A recessão tem abatido os menos instruídos. Estudo do economista Naercio Menezes, do Insper, revela que aumentou a distância salarial entre os trabalhadores com menor escolaridade e os que têm nível superior. Este é mais um indicador sobre o comportamento da distribuição de renda no mercado de trabalho, que vem piorando este ano diante da crise que castiga os mais pobres.
De acordo com números da Pesquisa Nacional por Amostra de Domicílios (Pnad) Contínua, do IBGE, é possível constatar que o Brasil vinha diminuindo sistematicamente as distâncias salariais provocadas pelo grau de instrução. Esse movimento vinha firme até o fim de 2014. A tendência se inverteu, a ponto de o salário de quem tem curso superior ser 179% maior do que o de quem completou o ensino médio. A diferença aumentou em relação ao início de 2012, quando o percentual era de 175,4%:
— O tipo de crescimento econômico dos últimos anos foi muito concentrado no mercado de trabalho, muito baseado na inclusão de trabalhadores menos qualificados, com a expansão do emprego no setor de serviços. Como a recessão atingiu o mercado de trabalho, esse grupo que foi incluído começa a ser excluído novamente, aumentando a desigualdade — afirma Menezes.
Em razão da desigualdade, o retorno da educação no Brasil é muito alto. A diferença salarial entre quem tem nível superior e os analfabetos ou com pouca instrução é de 342,4%. Com o avanço da escolaridade entre os trabalhadores, principalmente no mercado de trabalho, esse abismo de renda determinado pelos bancos escolares vinha caindo. Em 2004, 10,2% dos ocupados não tinham instrução. Essa parcela baixou para 6,6% em 2014. E, entre os mais escolarizados, houve avanço: 50% tinham 11 anos ou mais de estudo em 2014. bem acima dos 34,3% em 2004.
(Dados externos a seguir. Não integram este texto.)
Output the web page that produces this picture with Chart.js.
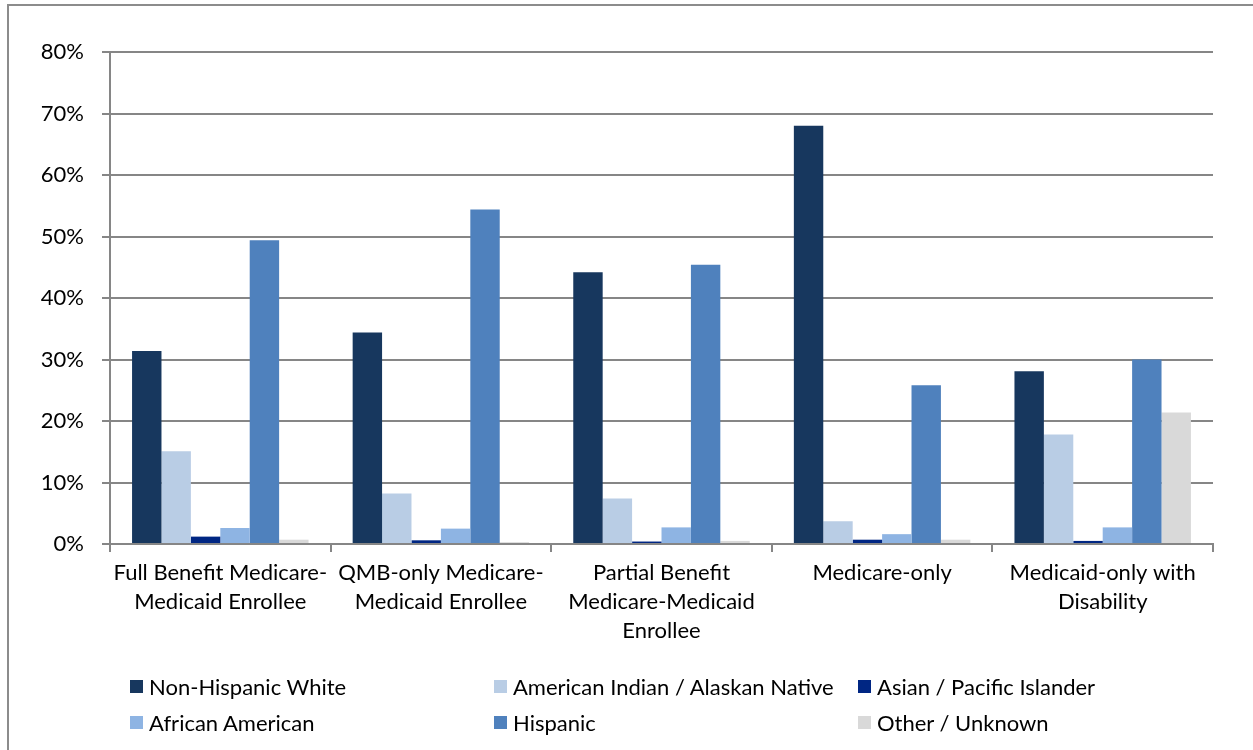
<!DOCTYPE html>
<html>
<head>
<meta charset="utf-8">
<script src="https://cdn.jsdelivr.net/npm/chart.js@4"></script>
<style>
	html, body { margin: 0; padding: 0; background: #fff; overflow: hidden; }
	#wrap { position: relative; width: 1253px; height: 750px; }
	#frame { position: absolute; left: 7px; top: 4px; width: 1270px; height: 770px; border: 2px solid #8c8c8c; box-sizing: border-box; }
	#chart { position: absolute; left: 0; top: 0; }
	#legend { position: absolute; left: 130px; top: 673px; display: grid; grid-template-columns: 364px 364px 364px; row-gap: 9px; font-family: Lato, "Open Sans", sans-serif; font-size: 22px; color: #000; }
	.item { display: flex; align-items: center; height: 27px; }
	.box { width: 13px; height: 13px; margin-right: 6px; }
</style>
</head>
<body>
<div id="wrap">
	<div id="frame"></div>
	<canvas id="chart" width="1253" height="750"></canvas>
	<div id="legend"></div>
</div>
<script>
const categories = [
	['Full Benefit Medicare-', 'Medicaid Enrollee'],
	['QMB-only Medicare-', 'Medicaid Enrollee'],
	['Partial Benefit', 'Medicare-Medicaid', 'Enrollee'],
	['Medicare-only'],
	['Medicaid-only with', 'Disability']
];

const seriesNames = ['Non-Hispanic White', 'American Indian / Alaskan Native', 'Asian / Pacific Islander', 'African American', 'Hispanic', 'Other / Unknown'];
const seriesColors = ['#17375E', '#B9CDE5', '#002683', '#8EB4E3', '#4F81BD', '#D9D9D9'];

const nonHispanicWhite = [31.4, 34.4, 44.2, 68.0, 28.1];
const americanIndian = [15.1, 8.2, 7.4, 3.7, 17.8];
const asianPacific = [1.2, 0.6, 0.4, 0.7, 0.5];
const africanAmerican = [2.6, 2.5, 2.7, 1.6, 2.7];
const hispanic = [49.4, 54.4, 45.4, 25.8, 30.0];
const otherUnknown = [0.7, 0.3, 0.5, 0.7, 21.4];

const yTicks = [0, 10, 20, 30, 40, 50, 60, 70, 80];

const seriesValues = [nonHispanicWhite, americanIndian, asianPacific, africanAmerican, hispanic, otherUnknown];

const datasets = seriesNames.map((name, i) => ({
	label: name,
	data: seriesValues[i],
	backgroundColor: seriesColors[i],
	borderWidth: 0,
	categoryPercentage: 0.8,
	barPercentage: 1.0
}));

const font = { family: 'Lato, "Open Sans", sans-serif', size: 22 };

const chart = new Chart(document.getElementById('chart').getContext('2d'), {
	type: 'bar',
	data: { labels: categories, datasets: datasets },
	options: {
		responsive: false,
		animation: false,
		layout: { padding: { top: 52, right: 40, bottom: 0, left: 0 } },
		plugins: { legend: { display: false }, tooltip: { enabled: false } },
		scales: {
			x: {
				grid: { display: true, drawOnChartArea: false, offset: true, color: '#868686', lineWidth: 2, tickLength: 8 },
				border: { color: '#868686', width: 2 },
				ticks: { color: '#000', font: Object.assign({ lineHeight: '29px' }, font), padding: 6, maxRotation: 0, autoSkip: false },
				afterFit: s => { s.height = 206; }
			},
			y: {
				min: 0,
				max: 80,
				afterBuildTicks: s => { s.ticks = yTicks.map(v => ({ value: v })); },
				grid: { color: '#868686', lineWidth: 2, tickLength: 8 },
				border: { color: '#868686', width: 2 },
				ticks: { color: '#000', font: font, padding: 18, callback: v => v + '%' },
				afterFit: s => { s.width = 110; }
			}
		}
	}
});

const legend = document.getElementById('legend');
chart.data.datasets.forEach(ds => {
	const item = document.createElement('div');
	item.className = 'item';
	const box = document.createElement('span');
	box.className = 'box';
	box.style.background = ds.backgroundColor;
	const text = document.createElement('span');
	text.textContent = ds.label;
	item.appendChild(box);
	item.appendChild(text);
	legend.appendChild(item);
});
</script>
</body>
</html>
‘POVO ESTÁ COM MENOS DINHEIRO’
Alailson Brito vende capa para banco de carro e proteção para volante na Rua Uruguaiana, no Centro do Rio, há 22 anos. Com o fundamental incompleto, viu o movimento cair 50% nos últimos meses:
— Acho que o camelô nunca sentiu uma crise como essa agora. O povo está com menos dinheiro. Então, as pessoas preferem comprar comida, roupa, coisas mais essenciais. Nem os itens que custam R$ 10 ou R$ 15 estão vendendo como antes.
Brito trabalha com a mulher, Jaciara Azeredo. Os dois pararam de estudar quando cursavam o sétimo ano do ensino fundamental. Eles conseguiam faturar, até um ano atrás, cerca de dois salários mínimos e meio, cerca de R$ 1.800. Agora, nem um salário mínimo conseguem ganhar com a atividade informal. Os tempos já foram bem melhores, lembra Brito. O filho chegou a trabalhar com ele nas vendas na Uruguaiana, mas não foi possível continuar com a ajuda extra.
— Ele teve de procurar outro emprego. Não deu para continuar pagando o salário.
Os números do economista Naercio Menezes mostram apenas a desigualdade no mercado de trabalho. Nessa conta, não entram rendas de aposentadorias, pensões e benefícios, como o Bolsa Família. Mas Menezes lembra que a melhora na distribuição de renda da última década foi ditada pelo mercado de trabalho, que responde, em média, por uma fatia de 70% a 80% da renda das famílias.
— Desde janeiro, a distância salarial vem subindo continuamente. Parece que o ciclo de melhora na distribuição de renda vai chegar ao fim. A situação vai ficar bem difícil.
MENOS QUALIFICADOS
O economista Lauro Ramos, especialista em mercado de trabalho do Instituto de Pesquisa Econômica Aplicada (Ipea), diz que os primeiros trabalhadores a serem sacrificados quando há crise econômica são os menos qualificados. Nos momentos de crise, acontece o que os economistas chamam de represamento da mão de obra:
— O custo do treinamento sobe com o nível educacional. No primeiro momento da crise, segura-se a mão de obra cujo treinamento custou mais.